Das von mir präferierte Vorgehen hätte jedoch ein veritables Problem. Beide Modelle sind Versuchsanordnungen mit ungewissem Ausgang, jedoch dient ´Flatten the curve´ der Prävention zum Schutz vor Ansteckung. Ein Scheitern, selbst in seiner grandiosesten Form mit vielen Opfern, wäre letzten Endes Schicksal oder eine Verkettung unglücklicher Umstände. Nur ein einziges Todesopfer im Rahmen einer gesteuerten Durchseuchung dagegen, stellt ein ethisches Dilemma dar. In der Philosophie besser bekannt als das ´Trolley-Problem´ (Anm.d.Red.: Das Trolley-Problem ist ein moralisches Gedankenexperiment, das in neuerer Zeit von Philippa Foot beschrieben wurde. Ohne zu tief einsteigen zu wollen, nur so viel: Eine Straßenbahn - engl. Trolley - ist außer Kontrolle geraten und droht, fünf Personen zu überrollen. Durch Umstellen einer Weiche kann die Straßenbahn auf ein anderes Gleis umgeleitet werden. Unglücklicherweise befindet sich dort eine weitere Person. Darf - durch Umlegen der Weiche - der Tod einer Person in Kauf genommen werden, um das Leben von fünf Personen zu retten?). Ein Schalk, der jetzt Böses dabei denkt. Unglückliche Umstände überlebt man bisweilen als Politiker, ethische Dilemmas erfahrungsgemäß nie.

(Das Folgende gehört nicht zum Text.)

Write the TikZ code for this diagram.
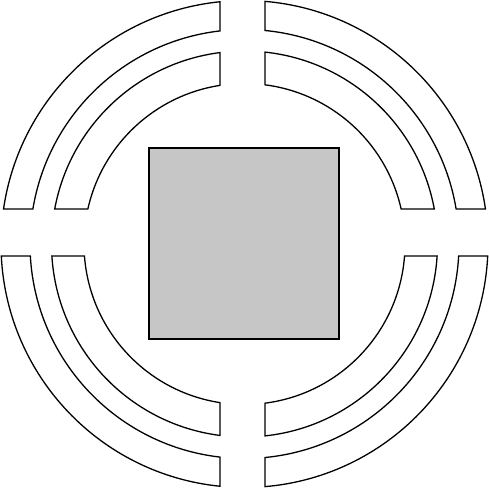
\documentclass[tikz,border=0pt]{standalone}
\usepackage{xcolor}
\usepackage{tikz}
\usetikzlibrary{calc}
\definecolor{boxgray}{RGB}{198,198,198}

\tikzset{
  ringpiece/.style={draw=black, line width=1.3pt, fill=white, line join=miter},
  centerbox/.style={draw=black, line width=1.3pt, fill=boxgray}
}

\begin{document}
\begin{tikzpicture}[x=1pt, y=1pt]
  \useasboundingbox (-244.5,-244) rectangle (244.5,244);

  % Centre square
  \draw[centerbox] (-95.5,-95) rectangle (94.5,96);

  % Upper left pieces
  \foreach \ri/\ro in {214.5/243.5, 160.5/193}
    \draw[ringpiece] ({acos(-24.5/\ro)}:\ro)
      arc[start angle={acos(-24.5/\ro)}, end angle={180-asin(35/\ro)}, radius=\ro]
      -- ({180-asin(35/\ri)}:\ri)
      arc[start angle={180-asin(35/\ri)}, end angle={acos(-24.5/\ri)}, radius=\ri]
      -- cycle;

  % Lower left pieces
  \foreach \ri/\ro in {214.5/243.5, 160.5/193}
    \draw[ringpiece] ({-acos(-24.5/\ro)}:\ro)
      arc[start angle={-acos(-24.5/\ro)}, end angle={-180+asin(12/\ro)}, radius=\ro]
      -- ({-180+asin(12/\ri)}:\ri)
      arc[start angle={-180+asin(12/\ri)}, end angle={-acos(-24.5/\ri)}, radius=\ri]
      -- cycle;

  % Lower right pieces
  \foreach \ri/\ro in {214.5/243.5, 160.5/193}
    \draw[ringpiece] ({-acos(20.5/\ro)}:\ro)
      arc[start angle={-acos(20.5/\ro)}, end angle={-asin(12/\ro)}, radius=\ro]
      -- ({-asin(12/\ri)}:\ri)
      arc[start angle={-asin(12/\ri)}, end angle={-acos(20.5/\ri)}, radius=\ri]
      -- cycle;

  % Upper right pieces
  \foreach \ri/\ro in {214.5/243.5, 160.5/193}
    \draw[ringpiece] ({acos(20.5/\ro)}:\ro)
      arc[start angle={acos(20.5/\ro)}, end angle={asin(35/\ro)}, radius=\ro]
      -- ({asin(35/\ri)}:\ri)
      arc[start angle={asin(35/\ri)}, end angle={acos(20.5/\ri)}, radius=\ri]
      -- cycle;
\end{tikzpicture}
\end{document}
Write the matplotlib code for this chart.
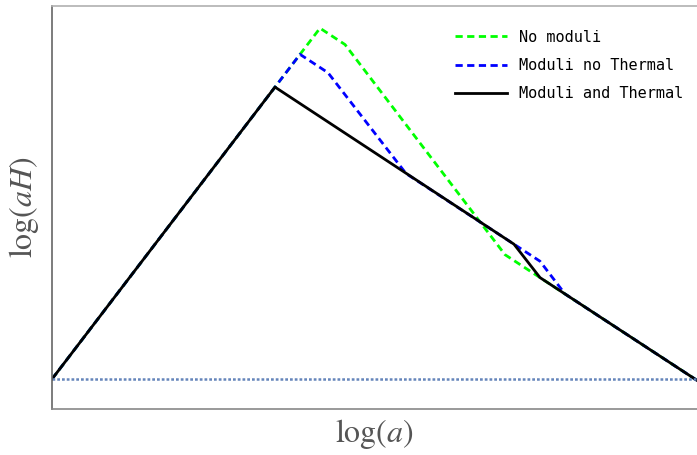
import matplotlib
matplotlib.use("Agg")
import matplotlib.pyplot as plt

# log(a) / log(aH) break points
x_none = [0, 22.3, 26.8, 29.3, 45.3, 48.8, 64.5]
y_none = [0, 22.3, 26.8, 25.55, 9.5, 7.75, -0.1]

x_mod = [0, 22.3, 24.8, 27.6, 35.4, 46.2, 48.8, 51.3, 64.5]
y_mod = [0, 22.3, 24.8, 23.4, 15.7, 10.3, 9.0, 6.5, -0.1]

x_therm = [0, 22.3, 46.2, 48.8, 64.5]
y_therm = [0, 22.3, 10.3, 7.75, -0.1]

x_base = [0, 64.5]
y_base = [0, 0]

labels = ["No moduli", "Moduli no Thermal", "Moduli and Thermal"]

plt.rcParams["mathtext.fontset"] = "stix"

fig = plt.figure(figsize=(6.97, 4.55), dpi=100)
ax = fig.add_axes([0.0746, 0.101, 0.9254, 0.886])

dash = (0, (2.6, 1.6))
ax.plot(x_none, y_none, color="#00ff00", ls=dash, lw=2, label=labels[0])
ax.plot(x_mod, y_mod, color="#0000ff", ls=dash, lw=2, label=labels[1])
ax.plot(x_therm, y_therm, color="black", lw=2, label=labels[2])
ax.plot(x_base, y_base, color="#6585bb", ls=(0, (1.1, 0.8)), lw=1.8)

ax.set_xlim(0, 64.5)
ax.set_ylim(-2.29, 28.5)
ax.set_xticks([])
ax.set_yticks([])

ax.spines["top"].set_color("#b0b0b0")
ax.spines["left"].set_color("#666666")
ax.spines["bottom"].set_color("#888888")
ax.spines["right"].set_visible(False)
for s in ax.spines.values():
    s.set_linewidth(1.2)

ax.set_xlabel(r"$\log(a)$", fontsize=23, color="#555555", labelpad=6)
ax.set_ylabel(r"$\log(aH)$", fontsize=23, color="#555555", labelpad=8)

ax.legend(loc="upper right", frameon=False, prop={"family": "DejaVu Sans Mono", "size": 11},
          handlelength=3.4, handletextpad=0.78, labelspacing=0.86,
          bbox_to_anchor=(1.0, 0.975))

fig.savefig("out.png", dpi=100)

Boris Johnson könnten ähnliche Gedanken geleitet haben, gehörte er doch eine Zeit lang zu den glühenden Befürwortern der kontrollierten Durchseuchung, ruderte dann aber sehr unerwartet und vehement zurück. Ob er jetzt, was weniger wahrscheinlich ist, einen Blick in ein Buch über die englischen Philosophen des 20. Jahrhunderts oder nur auf sein marodes Gesundheitssystem geworfen hat, werden wir wohl nie erfahren. Mir ist es jedenfalls nicht peinlich eine Meinung mit ihm geteilt zu haben. Nur weil es Cathy Hummels gibt, werde ich auch kein Schalke Fan?!
Das auch die glühenden Verfechter der Ausgangsbeschränkung nicht vollends an den Erfolg ihrer Strategie glauben ist bereits wenige Stunden nach dem Auftritt der Bundeskanzlerin festzustellen. Die berühmten Hintertürchen werden vorsorglich in das Gedankengebäude eingebaut. Für den Fall, dass die Zahl der schweren Verläufe und/oder Todeszahlen weiter ansteigen sollte, wurde schon vorsorglich darauf hingewiesen, dass für diesen Fall die notwendigen Maßnahmen ganz klar gerechtfertigt aber viel zu spät ergriffen worden waren.